I’m hopeful that none of this is news to you. And the point of this article is not to tell you the need, but to point you, young man, to the logical next step: Considering the calling of the ministry for yourself. Young men, single men, married men, middle-aged men, men with children or without, the time is now for you to consider the ministry. It’s time to consider whether or not the Lord is calling you to pursue that work in answer to your own prayers.

Some may call this obvious, but I say otherwise—from my own experience. During my synodical examination, almost all of my fellow students admitted that they had thought about the ministry at a young age. Some always desired that work, and for others it came and went. My experience was different—I had never considered the ministry. As a boy and throughout my teenage years I heard the discussions, and I listened to the exhortations of ministers and teachers. But, every time the subject came up, I convinced myself that the ministry was a task for other men, not for me.

My perspective changed by a work of God through ordinary means. In my early college years, I continued to hear the prayers of my pastor. I heard every single week as he asked God to raise up more men for the ministry “even from this congregation.” I was also approached by others who asked me if I was considering seminary. Sometimes these comments were made seriously, sometimes in jest. Whatever the case may be, God used those petitions, comments, and other circumstances in my life to move me to consider the ministry. When I finally did seriously consider, it did not take long for me to become convinced that God was calling me, at least internally, to pursue the gospel ministry.

Taking the liberty of applying my own circumstances to others, that is my advice: Men, consider it. Think about it. Pray about it. Talk to others about it. Give some serious time and effort to the task of examining your heart, your gifts, and the need of God’s church.

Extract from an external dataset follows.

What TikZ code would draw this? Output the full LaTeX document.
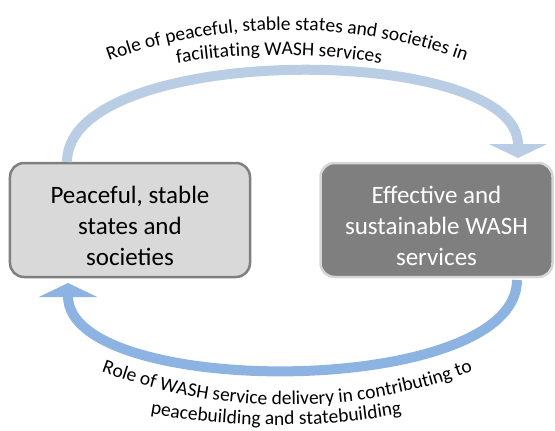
\documentclass[tikz,border=0pt]{standalone}
\usepackage{fontspec}
\setmainfont{Carlito}
\usetikzlibrary{arrows.meta,decorations.text}
\definecolor{arrowtop}{HTML}{B9CDE5}
\definecolor{arrowbot}{HTML}{8DB3E2}
\definecolor{lightbox}{HTML}{D9D9D9}
\definecolor{darkbox}{HTML}{7F7F7F}
\definecolor{darkedge}{HTML}{7F7F7F}
\definecolor{lightedge}{HTML}{D6D6D6}
\tikzset{
  x=1bp, y=1bp,
  boxbase/.style={rectangle, rounded corners=14bp, line width=2.5bp, inner sep=0pt},
  leftbox/.style={boxbase, draw=darkedge, fill=lightbox, minimum width=240bp, minimum height=114bp},
  rightbox/.style={boxbase, draw=lightedge, fill=darkbox, minimum width=232bp, minimum height=114bp},
  boxtext/.style={align=center, inner sep=0pt, font=\fontsize{25bp}{31bp}\selectfont},
  bigarrow/.style={line width=10bp, -{Triangle[width=58bp,length=14bp]}},
  curvedtext/.style={decorate, decoration={text along path, text align=center, text={#1}}}
}
\begin{document}
\begin{tikzpicture}
\useasboundingbox (0,0) rectangle (555,430);
% boxes
\node[leftbox] (lb) at (130,210) {};
\node[rightbox] (rb) at (436.5,210) {};
\node[boxtext, text=black] (lt) at (130,204.5) {Peaceful, stable\\states and\\societies};
\node[boxtext, text=white] (rt) at (436.5,204.5) {Effective and\\sustainable WASH\\services};
% arrow end points
\coordinate (ts) at (67,268);
\coordinate (te) at (518,272);
\coordinate (bs) at (517,150);
\coordinate (be) at (68,147);
\draw[bigarrow, draw=arrowtop] (ts) .. controls (67,388) and (518,388) .. (te);
\draw[bigarrow, draw=arrowbot] (bs) .. controls (517,31) and (68,31) .. (be);
% curved labels
\path[curvedtext={|\fontsize{19.5bp}{23bp}\selectfont|Role of peaceful, stable states and societies in}]
  ([shift={(287,-130)}]116:530) arc[start angle=116, end angle=64, radius=530];
\path[curvedtext={|\fontsize{19.5bp}{23bp}\selectfont|facilitating WASH services}]
  ([shift={(279,-265)}]104:640) arc[start angle=104, end angle=76, radius=640];
\path[curvedtext={|\fontsize{19.5bp}{23bp}\selectfont|Role of WASH service delivery in contributing to}]
  ([shift={(287,555)}]244:530) arc[start angle=244, end angle=296, radius=530];
\path[curvedtext={|\fontsize{19.5bp}{23bp}\selectfont|peacebuilding and statebuilding}]
  ([shift={(276,715)}]258:710) arc[start angle=258, end angle=282, radius=710];
\end{tikzpicture}
\end{document}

If you believe you ought to pursue the ministry, or even if you are uncertain, talk to your parents or siblings. Talk to your pastor. Talk to your elders. Stop in at seminary to talk to a professor. Talk to multiple people, and people who know you in different ways. And when you talk to all these people, listen to what they have to say. Whether or not respected brethren believe you should pursue the ministry is important. Professor Gritters’ Suggestions for Young Men Considering Attending Seminary is also a good place to start.

Not sure if this is your calling? Be assured this is not out of the ordinary. Most men take pre-seminary courses and even enter seminary with a great deal of uncertainty. Probably far more men take up an “ordinary” occupation wondering whether or not they should have pursued the ministry further. In either case, be confident that if God has set you apart for that “good work,” he will make it clear to you in one way or another.

Are you convinced the ministry is not your calling? Most will come to this conclusion, and you can still help the cause by encouraging gifted, spiritually-minded young men to consider the ministry. Don't push them into it; just encourage them to consider it. It is also important that friends and family of those who are considering the ministry have a positive attitude about ministry. The pressure of such a pursuit is weighty enough, and I am sure many young men keep their distance from the ministry out of a fear of what their friends and relatives might say or think. Speak positively about the office of the ministry; don't drive them away from it. 

The need for ministers is great, and the work of the ministry is a good work! Continue to pray for that cause in obedience to Jesus’ command. And men, don’t neglect to give serious consideration to this calling for yourself.